President Trump will take his tax return fight to the Supreme Court. A federal appeals court has ruled that Trump’s accounting firm Mazars USA must turn over eight years of Trump’s personal and corporate tax returns to Manhattan prosecutors. The Second Circuit said Mazars, not Trump, was subpoenaed, so the president’s claim of immunity from prosecution or investigation has no bearing. Trump’s personal attorney Jay Sekulow said “We will be taking this case to the Supreme Court.”
CBPP: If the courts strike down the Affordable Care Act, wealthy taxpayers would get a big tax cut.
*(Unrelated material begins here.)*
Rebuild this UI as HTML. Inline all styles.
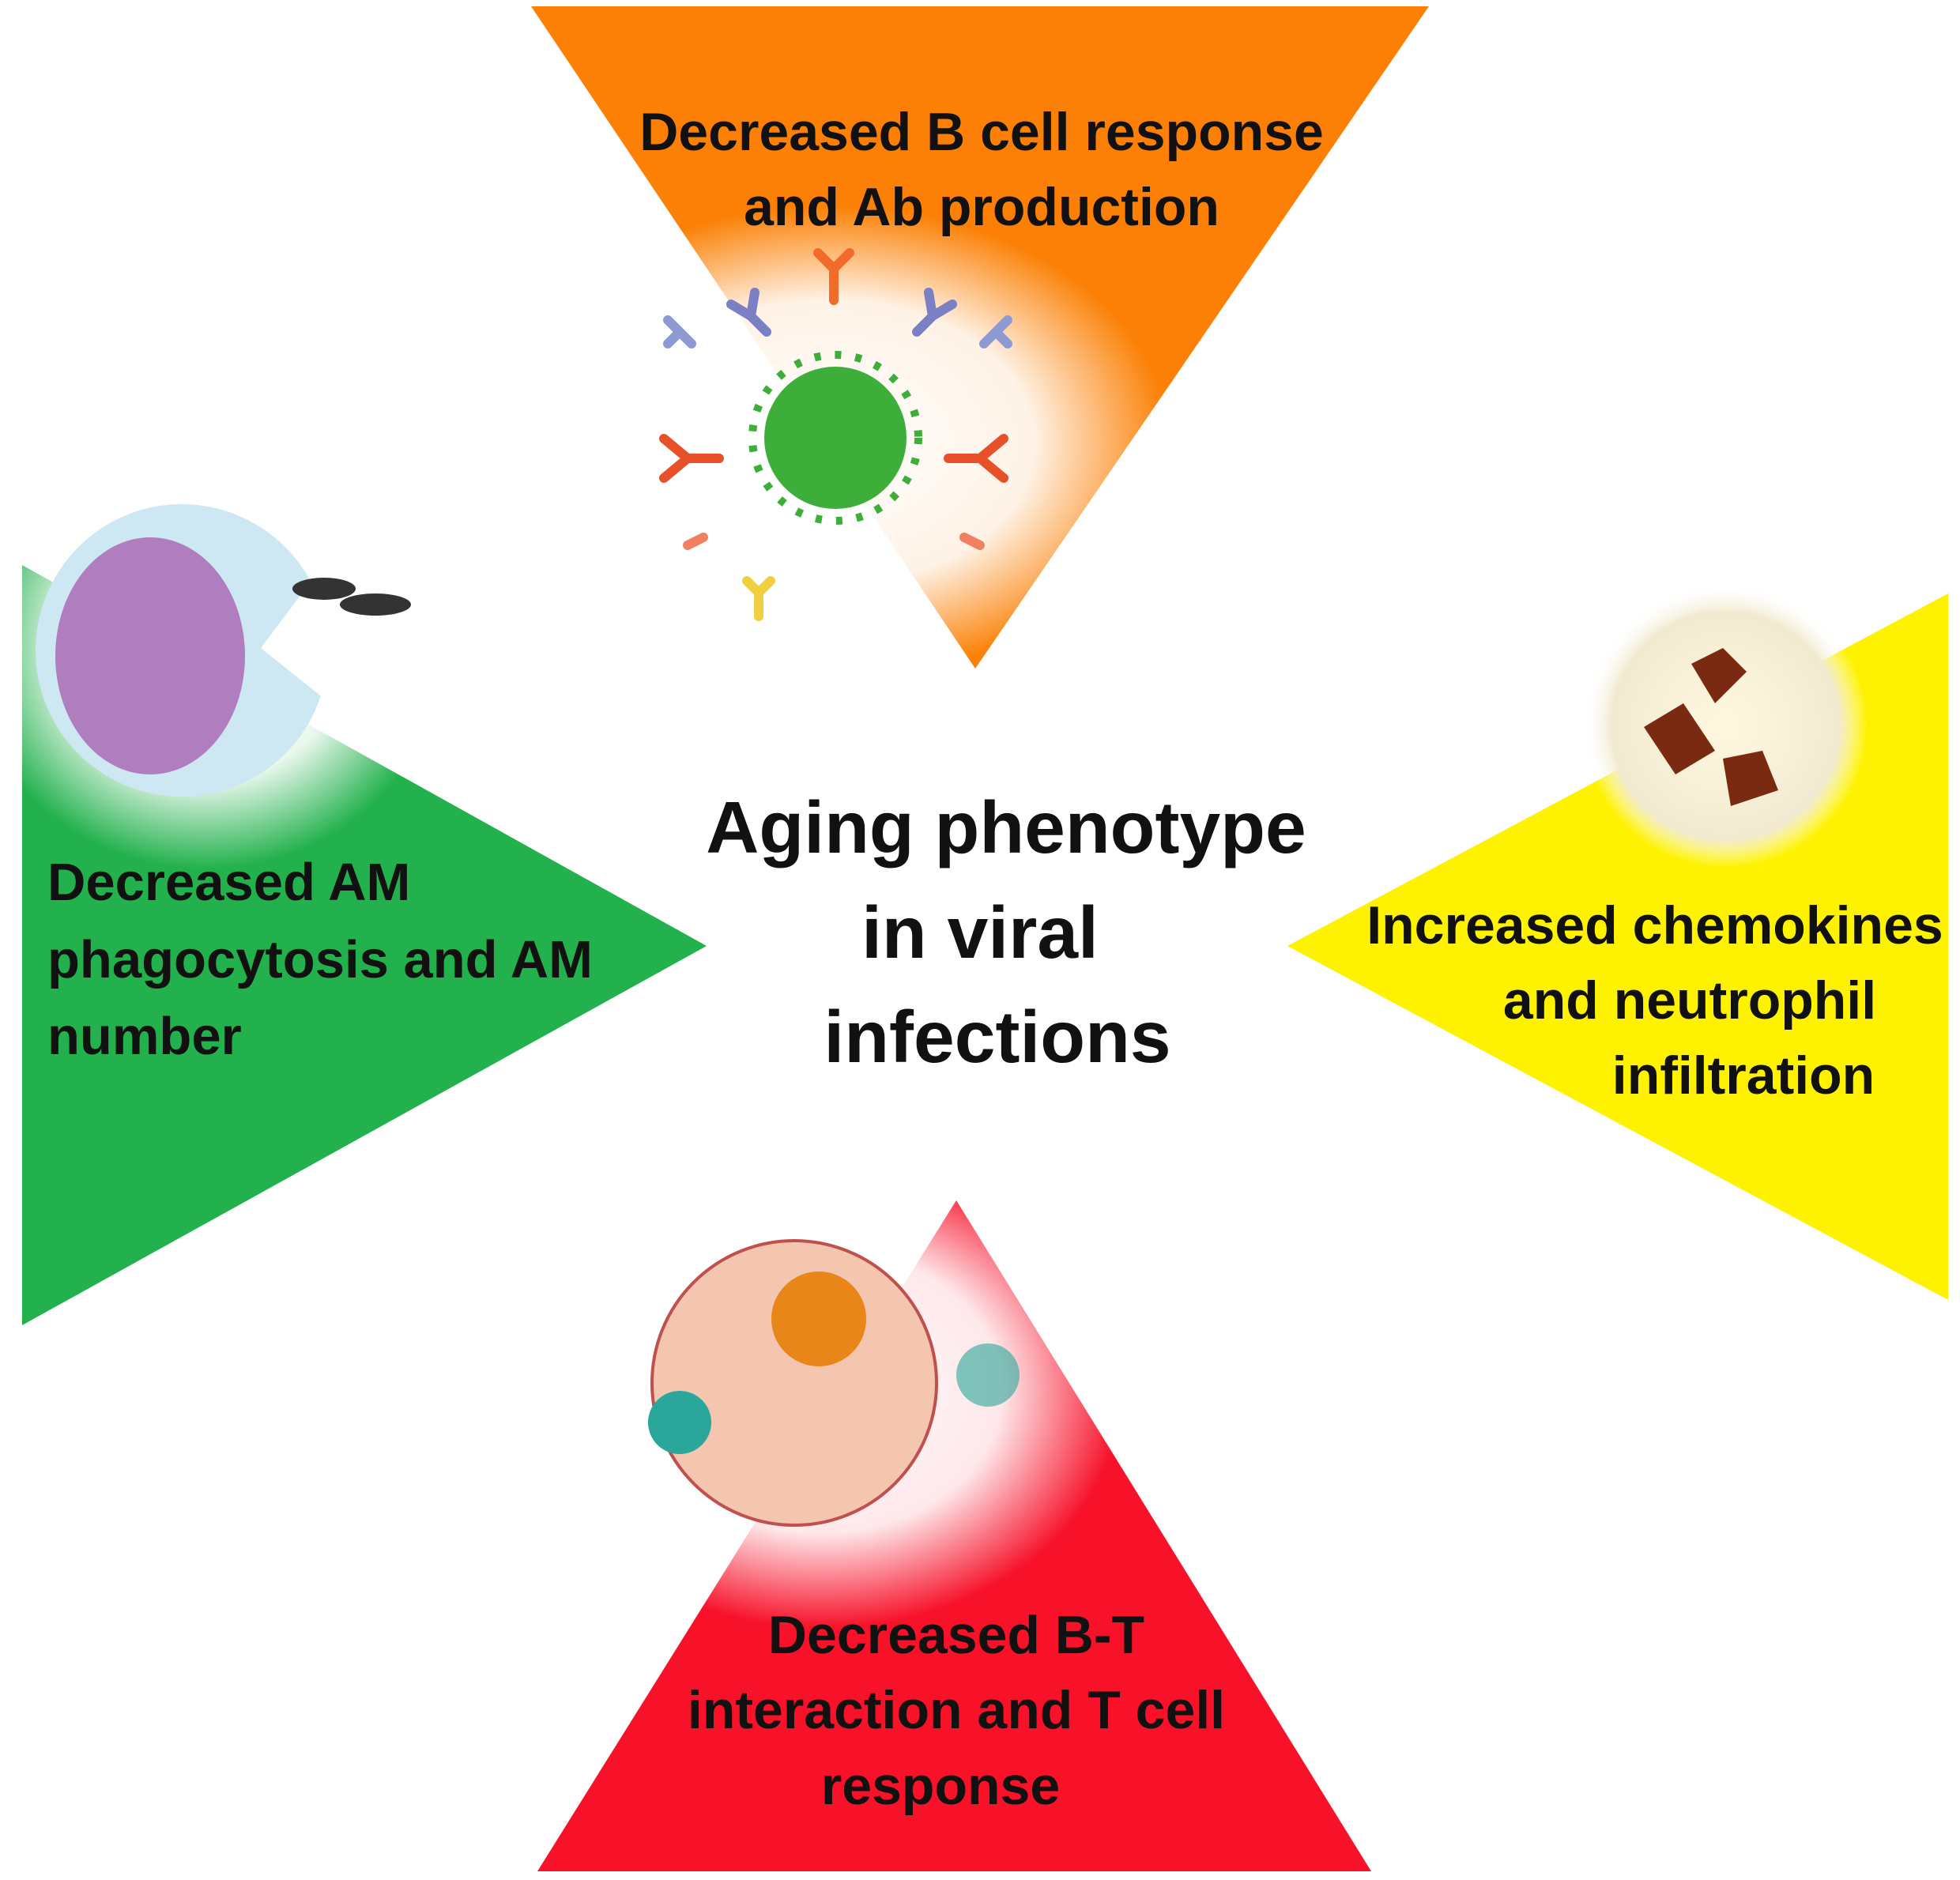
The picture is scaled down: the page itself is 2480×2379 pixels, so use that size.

A new report from the Center on Budget and Policy Priorities finds that taxpayers earning more than $200,000 a year (or couples earning over $250,000 a year) will receive billions of dollars in tax cuts if the courts find the Affordable Care Act unconstitutional. That’s because the ACA requires those households to pay a 0.9 percent Medicare tax and a 3.8 percent net investment income tax. CBPP finds that most of the tax cuts would go to households with incomes exceeding $1 million, with an average cut of $46,000 per household.
Would President Trump shut down the government over impeachment? Congressional insiders are increasingly worried about the possibility, and over the weekend Trump would not reject the idea. Government funding runs out on Nov 21 and there appears to be no chance Congress will agree on a full complement of spending bills that soon.
IRS/TPC Research Conference Call for Papers, due December 2. The 10th Annual IRS/TPC Research Conference on Tax Administration will take place on June 18, 2020. Proposals for papers are due on December 2, 2019. Subjects include measuring and influencing taxpayer compliance, estimating costs of compliance, tax complexity, improving tax administration, and understanding the nature and behavior of taxpayers. More information on the call for papers and submitting a proposal is here.
The British tax authority says cryptocurrency is not money. Her Majesty’s Revenue and Customs (HMRC), updated its cryptocurrency taxation guidelines for businesses and individuals on November 1. The guidelines for cryptocurrency transactions say the following taxes apply: income tax, corporation tax, capital gains tax, stamp taxes, and National Insurance contributions. Notes the Cointelegraph, “The tax authority explicitly stated that it does not consider any of the current types of cryptocurrencies to be money or currency.”